━━━━━ INFORMATION SUPPLIED ━━━━━

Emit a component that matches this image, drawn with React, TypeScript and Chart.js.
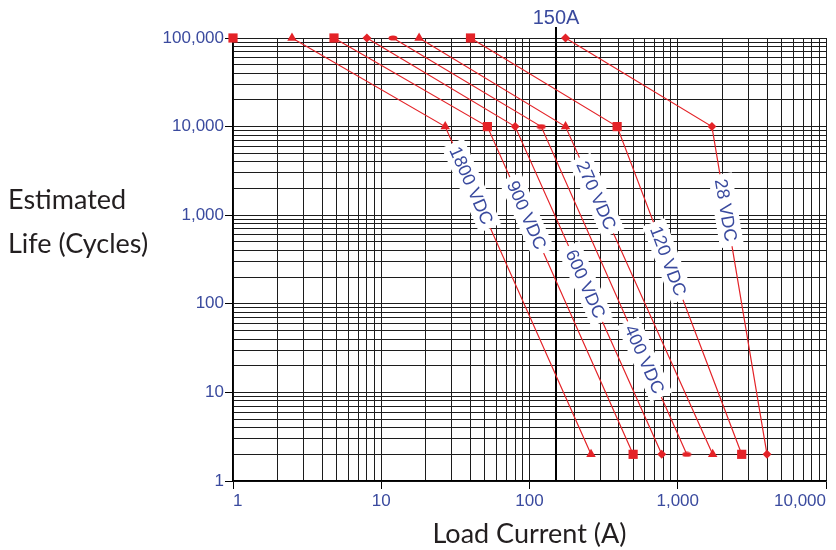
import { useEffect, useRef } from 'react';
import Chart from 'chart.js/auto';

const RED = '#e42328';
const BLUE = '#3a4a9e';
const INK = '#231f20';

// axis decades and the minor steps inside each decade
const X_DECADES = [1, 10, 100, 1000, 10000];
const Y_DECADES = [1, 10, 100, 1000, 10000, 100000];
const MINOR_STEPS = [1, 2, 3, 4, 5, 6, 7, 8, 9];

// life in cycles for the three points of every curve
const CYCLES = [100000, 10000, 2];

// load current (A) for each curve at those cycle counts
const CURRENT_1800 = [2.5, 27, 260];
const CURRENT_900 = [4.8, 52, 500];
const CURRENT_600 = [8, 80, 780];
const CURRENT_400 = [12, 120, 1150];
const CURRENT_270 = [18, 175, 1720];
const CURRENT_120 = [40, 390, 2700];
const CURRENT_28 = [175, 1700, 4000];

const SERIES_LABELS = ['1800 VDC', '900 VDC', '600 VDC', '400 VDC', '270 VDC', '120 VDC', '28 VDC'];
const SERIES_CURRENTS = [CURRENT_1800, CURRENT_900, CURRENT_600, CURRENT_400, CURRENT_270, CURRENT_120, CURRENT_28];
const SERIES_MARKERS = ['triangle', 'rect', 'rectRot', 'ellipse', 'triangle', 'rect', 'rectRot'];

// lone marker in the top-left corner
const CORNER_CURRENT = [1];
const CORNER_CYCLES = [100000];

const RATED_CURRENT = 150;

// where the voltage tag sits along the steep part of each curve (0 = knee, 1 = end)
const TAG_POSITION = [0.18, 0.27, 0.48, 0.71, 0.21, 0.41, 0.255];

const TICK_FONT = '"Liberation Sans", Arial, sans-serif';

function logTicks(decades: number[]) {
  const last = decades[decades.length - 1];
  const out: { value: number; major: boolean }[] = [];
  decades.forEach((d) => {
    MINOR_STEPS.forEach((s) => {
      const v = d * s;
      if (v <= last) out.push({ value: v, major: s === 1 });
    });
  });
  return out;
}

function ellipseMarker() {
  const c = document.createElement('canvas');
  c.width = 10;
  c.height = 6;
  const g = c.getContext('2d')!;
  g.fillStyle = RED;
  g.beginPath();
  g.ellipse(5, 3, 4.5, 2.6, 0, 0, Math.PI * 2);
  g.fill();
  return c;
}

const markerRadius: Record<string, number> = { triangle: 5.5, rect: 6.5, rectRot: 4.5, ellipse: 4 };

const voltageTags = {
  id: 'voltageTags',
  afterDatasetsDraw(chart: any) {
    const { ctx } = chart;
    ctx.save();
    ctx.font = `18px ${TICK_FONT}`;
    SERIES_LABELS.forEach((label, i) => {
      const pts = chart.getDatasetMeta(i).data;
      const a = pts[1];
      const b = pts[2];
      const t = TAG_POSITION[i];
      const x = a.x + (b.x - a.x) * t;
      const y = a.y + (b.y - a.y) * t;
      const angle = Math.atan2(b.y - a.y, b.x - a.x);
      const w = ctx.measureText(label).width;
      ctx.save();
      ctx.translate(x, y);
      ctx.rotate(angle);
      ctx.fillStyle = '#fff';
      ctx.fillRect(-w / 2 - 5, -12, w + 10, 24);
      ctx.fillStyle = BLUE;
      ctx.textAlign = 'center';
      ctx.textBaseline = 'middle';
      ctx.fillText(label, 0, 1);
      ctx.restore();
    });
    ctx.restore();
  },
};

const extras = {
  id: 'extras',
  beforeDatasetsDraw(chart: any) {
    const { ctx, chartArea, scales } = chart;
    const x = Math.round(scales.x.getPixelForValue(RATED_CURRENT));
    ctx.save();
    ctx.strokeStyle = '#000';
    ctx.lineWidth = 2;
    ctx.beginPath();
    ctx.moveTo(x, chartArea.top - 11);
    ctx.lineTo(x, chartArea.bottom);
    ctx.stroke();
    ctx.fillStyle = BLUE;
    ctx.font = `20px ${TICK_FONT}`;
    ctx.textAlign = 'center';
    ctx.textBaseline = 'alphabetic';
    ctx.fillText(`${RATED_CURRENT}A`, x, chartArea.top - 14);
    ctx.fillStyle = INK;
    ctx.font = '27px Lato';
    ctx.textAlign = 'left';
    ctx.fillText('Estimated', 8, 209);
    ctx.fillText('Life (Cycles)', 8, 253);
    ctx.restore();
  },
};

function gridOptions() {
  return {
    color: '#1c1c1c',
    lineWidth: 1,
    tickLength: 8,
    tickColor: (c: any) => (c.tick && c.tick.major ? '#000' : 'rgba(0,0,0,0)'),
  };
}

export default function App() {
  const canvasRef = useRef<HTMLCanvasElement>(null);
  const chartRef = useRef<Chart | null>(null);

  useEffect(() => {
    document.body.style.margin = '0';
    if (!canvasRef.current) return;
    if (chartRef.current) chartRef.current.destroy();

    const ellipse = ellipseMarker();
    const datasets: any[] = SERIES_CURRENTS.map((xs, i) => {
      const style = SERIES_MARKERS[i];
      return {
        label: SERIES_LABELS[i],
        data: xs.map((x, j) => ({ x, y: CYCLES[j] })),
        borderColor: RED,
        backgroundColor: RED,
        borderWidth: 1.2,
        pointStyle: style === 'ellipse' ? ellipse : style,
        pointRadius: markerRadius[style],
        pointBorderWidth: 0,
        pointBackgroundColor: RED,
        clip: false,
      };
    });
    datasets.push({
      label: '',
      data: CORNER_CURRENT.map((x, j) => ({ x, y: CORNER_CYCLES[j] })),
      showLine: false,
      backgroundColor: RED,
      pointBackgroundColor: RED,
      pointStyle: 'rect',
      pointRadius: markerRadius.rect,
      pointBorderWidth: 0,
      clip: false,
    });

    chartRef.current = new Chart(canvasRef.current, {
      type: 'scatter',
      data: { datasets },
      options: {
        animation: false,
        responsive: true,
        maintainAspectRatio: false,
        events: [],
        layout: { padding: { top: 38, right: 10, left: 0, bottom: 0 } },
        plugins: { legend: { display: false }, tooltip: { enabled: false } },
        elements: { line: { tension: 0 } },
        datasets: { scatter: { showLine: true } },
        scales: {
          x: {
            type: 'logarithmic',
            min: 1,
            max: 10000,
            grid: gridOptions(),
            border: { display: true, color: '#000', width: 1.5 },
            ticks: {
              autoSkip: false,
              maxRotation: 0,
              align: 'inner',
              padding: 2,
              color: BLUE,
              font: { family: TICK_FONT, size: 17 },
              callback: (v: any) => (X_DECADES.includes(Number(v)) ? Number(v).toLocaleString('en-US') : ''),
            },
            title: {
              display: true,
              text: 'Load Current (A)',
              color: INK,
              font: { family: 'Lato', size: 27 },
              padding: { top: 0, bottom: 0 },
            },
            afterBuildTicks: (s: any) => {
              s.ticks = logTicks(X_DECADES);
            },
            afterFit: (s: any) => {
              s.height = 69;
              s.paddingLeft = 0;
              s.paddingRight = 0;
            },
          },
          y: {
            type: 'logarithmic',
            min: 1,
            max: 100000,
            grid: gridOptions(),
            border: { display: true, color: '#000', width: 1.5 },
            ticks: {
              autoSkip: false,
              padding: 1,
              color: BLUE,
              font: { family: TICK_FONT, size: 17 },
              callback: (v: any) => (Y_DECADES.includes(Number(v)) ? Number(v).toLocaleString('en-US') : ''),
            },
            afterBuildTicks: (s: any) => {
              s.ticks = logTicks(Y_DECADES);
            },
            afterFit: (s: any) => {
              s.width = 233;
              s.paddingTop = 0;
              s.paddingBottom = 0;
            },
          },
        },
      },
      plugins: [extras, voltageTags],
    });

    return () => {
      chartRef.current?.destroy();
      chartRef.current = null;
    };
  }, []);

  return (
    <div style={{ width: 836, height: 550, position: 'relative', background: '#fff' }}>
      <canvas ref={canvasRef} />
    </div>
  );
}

━━━━━

◆ WORK INSTRUCTIONS: Images should not appear in the copy; retype the listing above exactly.

◆ TASK ANSWER:
Emit a component that matches this image, drawn with React, TypeScript and Chart.js.
import { useEffect, useRef } from 'react';
import Chart from 'chart.js/auto';

const RED = '#e42328';
const BLUE = '#3a4a9e';
const INK = '#231f20';

// axis decades and the minor steps inside each decade
const X_DECADES = [1, 10, 100, 1000, 10000];
const Y_DECADES = [1, 10, 100, 1000, 10000, 100000];
const MINOR_STEPS = [1, 2, 3, 4, 5, 6, 7, 8, 9];

// life in cycles for the three points of every curve
const CYCLES = [100000, 10000, 2];

// load current (A) for each curve at those cycle counts
const CURRENT_1800 = [2.5, 27, 260];
const CURRENT_900 = [4.8, 52, 500];
const CURRENT_600 = [8, 80, 780];
const CURRENT_400 = [12, 120, 1150];
const CURRENT_270 = [18, 175, 1720];
const CURRENT_120 = [40, 390, 2700];
const CURRENT_28 = [175, 1700, 4000];

const SERIES_LABELS = ['1800 VDC', '900 VDC', '600 VDC', '400 VDC', '270 VDC', '120 VDC', '28 VDC'];
const SERIES_CURRENTS = [CURRENT_1800, CURRENT_900, CURRENT_600, CURRENT_400, CURRENT_270, CURRENT_120, CURRENT_28];
const SERIES_MARKERS = ['triangle', 'rect', 'rectRot', 'ellipse', 'triangle', 'rect', 'rectRot'];

// lone marker in the top-left corner
const CORNER_CURRENT = [1];
const CORNER_CYCLES = [100000];

const RATED_CURRENT = 150;

// where the voltage tag sits along the steep part of each curve (0 = knee, 1 = end)
const TAG_POSITION = [0.18, 0.27, 0.48, 0.71, 0.21, 0.41, 0.255];

const TICK_FONT = '"Liberation Sans", Arial, sans-serif';

function logTicks(decades: number[]) {
  const last = decades[decades.length - 1];
  const out: { value: number; major: boolean }[] = [];
  decades.forEach((d) => {
    MINOR_STEPS.forEach((s) => {
      const v = d * s;
      if (v <= last) out.push({ value: v, major: s === 1 });
    });
  });
  return out;
}

function ellipseMarker() {
  const c = document.createElement('canvas');
  c.width = 10;
  c.height = 6;
  const g = c.getContext('2d')!;
  g.fillStyle = RED;
  g.beginPath();
  g.ellipse(5, 3, 4.5, 2.6, 0, 0, Math.PI * 2);
  g.fill();
  return c;
}

const markerRadius: Record<string, number> = { triangle: 5.5, rect: 6.5, rectRot: 4.5, ellipse: 4 };

const voltageTags = {
  id: 'voltageTags',
  afterDatasetsDraw(chart: any) {
    const { ctx } = chart;
    ctx.save();
    ctx.font = `18px ${TICK_FONT}`;
    SERIES_LABELS.forEach((label, i) => {
      const pts = chart.getDatasetMeta(i).data;
      const a = pts[1];
      const b = pts[2];
      const t = TAG_POSITION[i];
      const x = a.x + (b.x - a.x) * t;
      const y = a.y + (b.y - a.y) * t;
      const angle = Math.atan2(b.y - a.y, b.x - a.x);
      const w = ctx.measureText(label).width;
      ctx.save();
      ctx.translate(x, y);
      ctx.rotate(angle);
      ctx.fillStyle = '#fff';
      ctx.fillRect(-w / 2 - 5, -12, w + 10, 24);
      ctx.fillStyle = BLUE;
      ctx.textAlign = 'center';
      ctx.textBaseline = 'middle';
      ctx.fillText(label, 0, 1);
      ctx.restore();
    });
    ctx.restore();
  },
};

const extras = {
  id: 'extras',
  beforeDatasetsDraw(chart: any) {
    const { ctx, chartArea, scales } = chart;
    const x = Math.round(scales.x.getPixelForValue(RATED_CURRENT));
    ctx.save();
    ctx.strokeStyle = '#000';
    ctx.lineWidth = 2;
    ctx.beginPath();
    ctx.moveTo(x, chartArea.top - 11);
    ctx.lineTo(x, chartArea.bottom);
    ctx.stroke();
    ctx.fillStyle = BLUE;
    ctx.font = `20px ${TICK_FONT}`;
    ctx.textAlign = 'center';
    ctx.textBaseline = 'alphabetic';
    ctx.fillText(`${RATED_CURRENT}A`, x, chartArea.top - 14);
    ctx.fillStyle = INK;
    ctx.font = '27px Lato';
    ctx.textAlign = 'left';
    ctx.fillText('Estimated', 8, 209);
    ctx.fillText('Life (Cycles)', 8, 253);
    ctx.restore();
  },
};

function gridOptions() {
  return {
    color: '#1c1c1c',
    lineWidth: 1,
    tickLength: 8,
    tickColor: (c: any) => (c.tick && c.tick.major ? '#000' : 'rgba(0,0,0,0)'),
  };
}

export default function App() {
  const canvasRef = useRef<HTMLCanvasElement>(null);
  const chartRef = useRef<Chart | null>(null);

  useEffect(() => {
    document.body.style.margin = '0';
    if (!canvasRef.current) return;
    if (chartRef.current) chartRef.current.destroy();

    const ellipse = ellipseMarker();
    const datasets: any[] = SERIES_CURRENTS.map((xs, i) => {
      const style = SERIES_MARKERS[i];
      return {
        label: SERIES_LABELS[i],
        data: xs.map((x, j) => ({ x, y: CYCLES[j] })),
        borderColor: RED,
        backgroundColor: RED,
        borderWidth: 1.2,
        pointStyle: style === 'ellipse' ? ellipse : style,
        pointRadius: markerRadius[style],
        pointBorderWidth: 0,
        pointBackgroundColor: RED,
        clip: false,
      };
    });
    datasets.push({
      label: '',
      data: CORNER_CURRENT.map((x, j) => ({ x, y: CORNER_CYCLES[j] })),
      showLine: false,
      backgroundColor: RED,
      pointBackgroundColor: RED,
      pointStyle: 'rect',
      pointRadius: markerRadius.rect,
      pointBorderWidth: 0,
      clip: false,
    });

    chartRef.current = new Chart(canvasRef.current, {
      type: 'scatter',
      data: { datasets },
      options: {
        animation: false,
        responsive: true,
        maintainAspectRatio: false,
        events: [],
        layout: { padding: { top: 38, right: 10, left: 0, bottom: 0 } },
        plugins: { legend: { display: false }, tooltip: { enabled: false } },
        elements: { line: { tension: 0 } },
        datasets: { scatter: { showLine: true } },
        scales: {
          x: {
            type: 'logarithmic',
            min: 1,
            max: 10000,
            grid: gridOptions(),
            border: { display: true, color: '#000', width: 1.5 },
            ticks: {
              autoSkip: false,
              maxRotation: 0,
              align: 'inner',
              padding: 2,
              color: BLUE,
              font: { family: TICK_FONT, size: 17 },
              callback: (v: any) => (X_DECADES.includes(Number(v)) ? Number(v).toLocaleString('en-US') : ''),
            },
            title: {
              display: true,
              text: 'Load Current (A)',
              color: INK,
              font: { family: 'Lato', size: 27 },
              padding: { top: 0, bottom: 0 },
            },
            afterBuildTicks: (s: any) => {
              s.ticks = logTicks(X_DECADES);
            },
            afterFit: (s: any) => {
              s.height = 69;
              s.paddingLeft = 0;
              s.paddingRight = 0;
            },
          },
          y: {
            type: 'logarithmic',
            min: 1,
            max: 100000,
            grid: gridOptions(),
            border: { display: true, color: '#000', width: 1.5 },
            ticks: {
              autoSkip: false,
              padding: 1,
              color: BLUE,
              font: { family: TICK_FONT, size: 17 },
              callback: (v: any) => (Y_DECADES.includes(Number(v)) ? Number(v).toLocaleString('en-US') : ''),
            },
            afterBuildTicks: (s: any) => {
              s.ticks = logTicks(Y_DECADES);
            },
            afterFit: (s: any) => {
              s.width = 233;
              s.paddingTop = 0;
              s.paddingBottom = 0;
            },
          },
        },
      },
      plugins: [extras, voltageTags],
    });

    return () => {
      chartRef.current?.destroy();
      chartRef.current = null;
    };
  }, []);

  return (
    <div style={{ width: 836, height: 550, position: 'relative', background: '#fff' }}>
      <canvas ref={canvasRef} />
    </div>
  );
}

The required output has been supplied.